Fannie Mae headquarters in Washington, D.C.
(CNSNews.com) – Rep. Jeb Hensarling (R-Texas) says the Obama administration is using an accounting “gimmick” in its budget by not including the debt owed by mortgage firms Fannie Mae and Freddie Mac.
“The accounting gimmicks that are used today would make an Enron and WorldCom accountant blush,” Hensarling told reporters. “The American people know that under the policies of this administration-under the policies of this Congress-we are drowning in a sea of red ink.”
Hensarling, a member of the House Financial Services Committee, joined a group of House Republicans Tuesday in announcing the introduction of a bill that would require President Obama’s Office of Management and Budget to include the liabilities of Fannie and Freddie in the national debt calculation.
The two companies are defined as government-sponsored enterprises (GSEs) whose portfolios include trillions of dollars in American mortgages, many of which are now “under water.” The federal government took control of the mortgage giants in 2008, as they neared financial collapse.
Billions of taxpayer dollars ($61 billion for Fannie Mae and $51 billion for Freddie Mac) has been spent so far to keep the GSEs solvent. Just this week, Freddie Mac reported a $7.8 billion loss in the final three months of 2009, but said it will not require another taxpayer infusion at this time.
Hensarling on Tuesday suggested that the administration is under-reporting the nation’s debt by failing to account for the potential liability incurred if Fannie and Freddie go deeper into the red.
The potential liabilities incurred by Fannie and Freddie, Hensarling said, would amount to “the mother of all bailouts.”
Headquarters of the federally chartered mortgage giant, Freddie Mac, in McLean, Va.

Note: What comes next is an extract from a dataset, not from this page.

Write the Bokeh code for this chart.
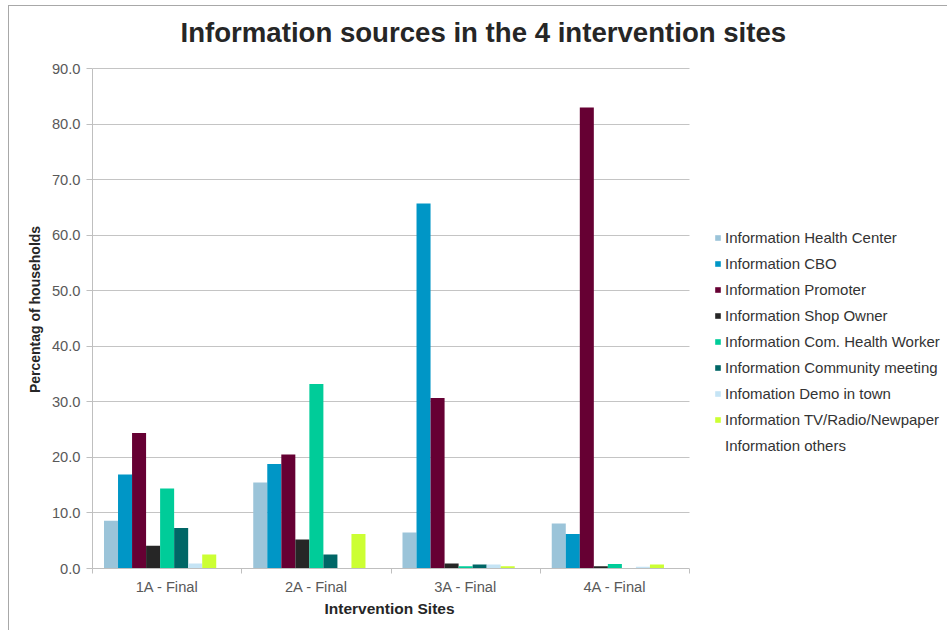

“When the final chapter is written on the history of our financial debacle, it will show that the cause was the government policies that cajoled, incented (sic) and mandated financial institutions to lend money to people to buy homes that, ultimately, they could not afford,” Hensarling said. “At the epicenter of those federal policies was Fannie Mae and Freddie Mac, and before all the dust settles in the final accounting, they will prove to be the mother of all bailouts.”
Rep. Spencer Bachus (R-Ala.), the ranking member of the House Financial Services Committee, estimated that the unfunded liabilities of Fannie and Freddie could exceed $5 trillion.
Under Republican’s proposed bill, the White House Office of Management and Budget would have to treat the GSEs’ estimated liabilities as part of the federal debt, and those liabilities along with the rest of the debt would have to remain under the debt ceiling.
Congress recently voted to raise the debt ceiling above $14 trillion dollars for the first time to accommodate other spending.